··· EXERCISE INPUT
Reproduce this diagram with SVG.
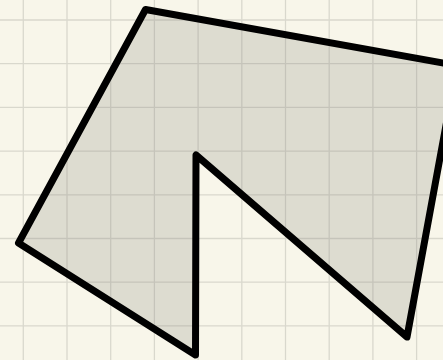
<svg xmlns="http://www.w3.org/2000/svg" width="443" height="360" viewBox="0 0 443 360">
  <style>
    .bg { fill: #f8f6ea; }
    .grid { fill: none; stroke: #000; stroke-opacity: 0.12; stroke-width: 1.3; }
    .shape { fill: #7e7e78; fill-opacity: 0.22; stroke: #000; stroke-width: 7; stroke-linejoin: round; }
  </style>
  <rect class="bg" x="0" y="0" width="443" height="360"/>
  <g id="grid">
    <path class="grid" d="M23.3 0V360M67 0V360M110.7 0V360M154.4 0V360M198.1 0V360M241.8 0V360M285.5 0V360M329.2 0V360M372.9 0V360M416.6 0V360
      M0 20H443M0 63.7H443M0 107.4H443M0 151.1H443M0 194.8H443M0 238.5H443M0 282.2H443M0 325.9H443"/>
  </g>
  <g id="shape">
    <polygon class="shape" points="145.5,9.5 457,65.5 407,337 196,155 195.5,355 18.5,243"/>
  </g>
</svg>
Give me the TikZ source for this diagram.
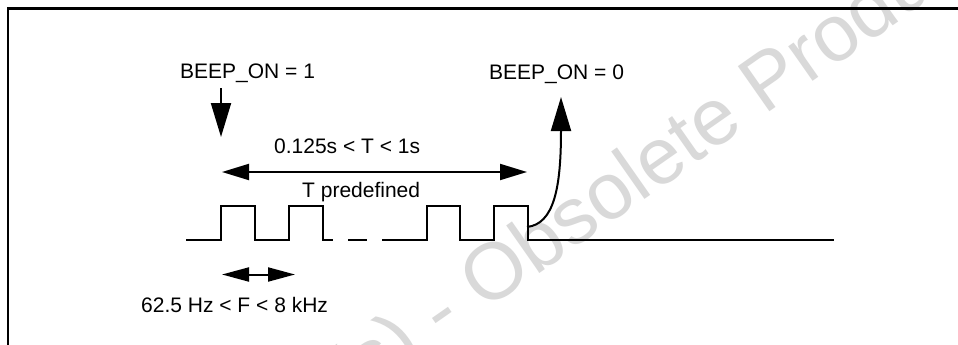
\documentclass[tikz,border=0pt]{standalone}
\usepackage{fontspec}
\setmainfont{Liberation Sans}
\usetikzlibrary{arrows.meta}
\begin{document}
\begin{tikzpicture}[x=1pt,y=-1pt,
  lbl/.style={inner sep=0pt, anchor=base west, font=\fontsize{21}{25}\selectfont},
  wave/.style={line width=2.3pt, line cap=butt, line join=miter},
  bigarrow/.style={line width=2pt, -{Triangle[length=34pt,width=20pt]}},
  spanarrow/.style={line width=2pt, {Triangle[length=27pt,width=16pt]}-{Triangle[length=27pt,width=16pt]}},
  freqarrow/.style={line width=2pt, {Triangle[length=27pt,width=14pt]}-{Triangle[length=27pt,width=14pt]}},
  frameline/.style={line width=2.7pt},
  wm/.style={inner sep=0pt, rotate=35, text=black!15, font=\fontsize{80}{90}\selectfont}
]
\useasboundingbox (0,0) rectangle (958,345);
\clip (0,0) rectangle (958,345);
\fill[white] (0,0) rectangle (958,345);

% watermark
\coordinate (wmO) at (484,312);
\node[wm, anchor=base west] (wm2) at (wmO) {Obsolete Product(s)};
\node[wm, anchor=base east] (wm1) at (wmO) {Obsolete Product(s) -\kern0.278em};

% frame
\draw[frameline] (8,350) -- (8,8.5) -- (962,8.5);

% labels
\node[lbl] (on1) at (180,78) {BEEP\_ON = 1};
\node[lbl] (on0) at (489,80) {BEEP\_ON = 0};
\node[lbl] (tlim) at (274,153) {0.125s < T < 1s};
\node[lbl] (tpre) at (302,197) {T predefined};
\node[lbl] (flim) at (141,312) {62.5 Hz < F < 8 kHz};

% BEEP_ON = 1 arrow
\coordinate (d1) at (221,88);
\coordinate (d2) at (221,137);
\draw[bigarrow] (d1) -- (d2);

% T span arrow
\coordinate (tL) at (222,172);
\coordinate (tR) at (527,172);
\draw[spanarrow] (tL) -- (tR);

% frequency arrow
\coordinate (fL) at (222,274.5);
\coordinate (fR) at (295,274.5);
\draw[freqarrow] (fL) -- (fR);

% waveform
\draw[wave] (186,240) -- (221,240) -- (221,206) -- (255,206) -- (255,240)
  -- (289,240) -- (289,206) -- (323,206) -- (323,240) -- (333,240);
\draw[wave] (348,240) -- (367,240);
\draw[wave] (382,240) -- (427,240) -- (427,206) -- (460,206) -- (460,240)
  -- (494,240) -- (494,206) -- (528,206) -- (528,240) -- (834,240);

% BEEP_ON = 0 curved arrow
\coordinate (c0) at (527,227);
\coordinate (c1) at (561,97);
\draw[bigarrow] (c0) .. controls (554,224) and (561,188) .. (c1);
\end{tikzpicture}
\end{document}
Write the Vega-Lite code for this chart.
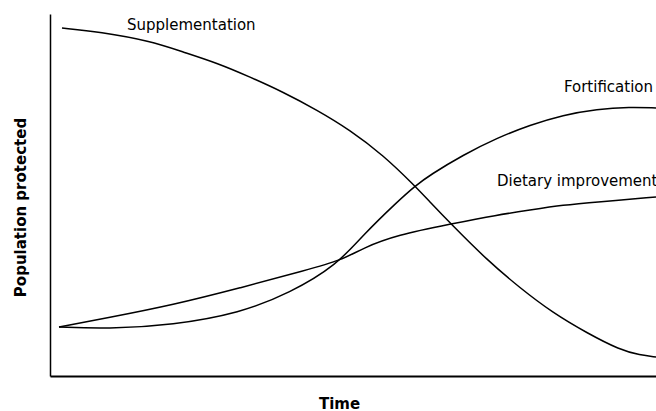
······
# WRITTEN TASK
From the records above, copy exactly the stretch from the line holding "Give me the TikZ source for this diagram." through the line holding "(8,8.5) -- (962,8.5);", both ends included, without the pictures.

# RESULT
Give me the TikZ source for this diagram.
\documentclass[tikz,border=0pt]{standalone}
\usepackage{fontspec}
\setmainfont{Liberation Sans}
\usetikzlibrary{arrows.meta}
\begin{document}
\begin{tikzpicture}[x=1pt,y=-1pt,
  lbl/.style={inner sep=0pt, anchor=base west, font=\fontsize{21}{25}\selectfont},
  wave/.style={line width=2.3pt, line cap=butt, line join=miter},
  bigarrow/.style={line width=2pt, -{Triangle[length=34pt,width=20pt]}},
  spanarrow/.style={line width=2pt, {Triangle[length=27pt,width=16pt]}-{Triangle[length=27pt,width=16pt]}},
  freqarrow/.style={line width=2pt, {Triangle[length=27pt,width=14pt]}-{Triangle[length=27pt,width=14pt]}},
  frameline/.style={line width=2.7pt},
  wm/.style={inner sep=0pt, rotate=35, text=black!15, font=\fontsize{80}{90}\selectfont}
]
\useasboundingbox (0,0) rectangle (958,345);
\clip (0,0) rectangle (958,345);
\fill[white] (0,0) rectangle (958,345);

% watermark
\coordinate (wmO) at (484,312);
\node[wm, anchor=base west] (wm2) at (wmO) {Obsolete Product(s)};
\node[wm, anchor=base east] (wm1) at (wmO) {Obsolete Product(s) -\kern0.278em};

% frame
\draw[frameline] (8,350) -- (8,8.5) -- (962,8.5);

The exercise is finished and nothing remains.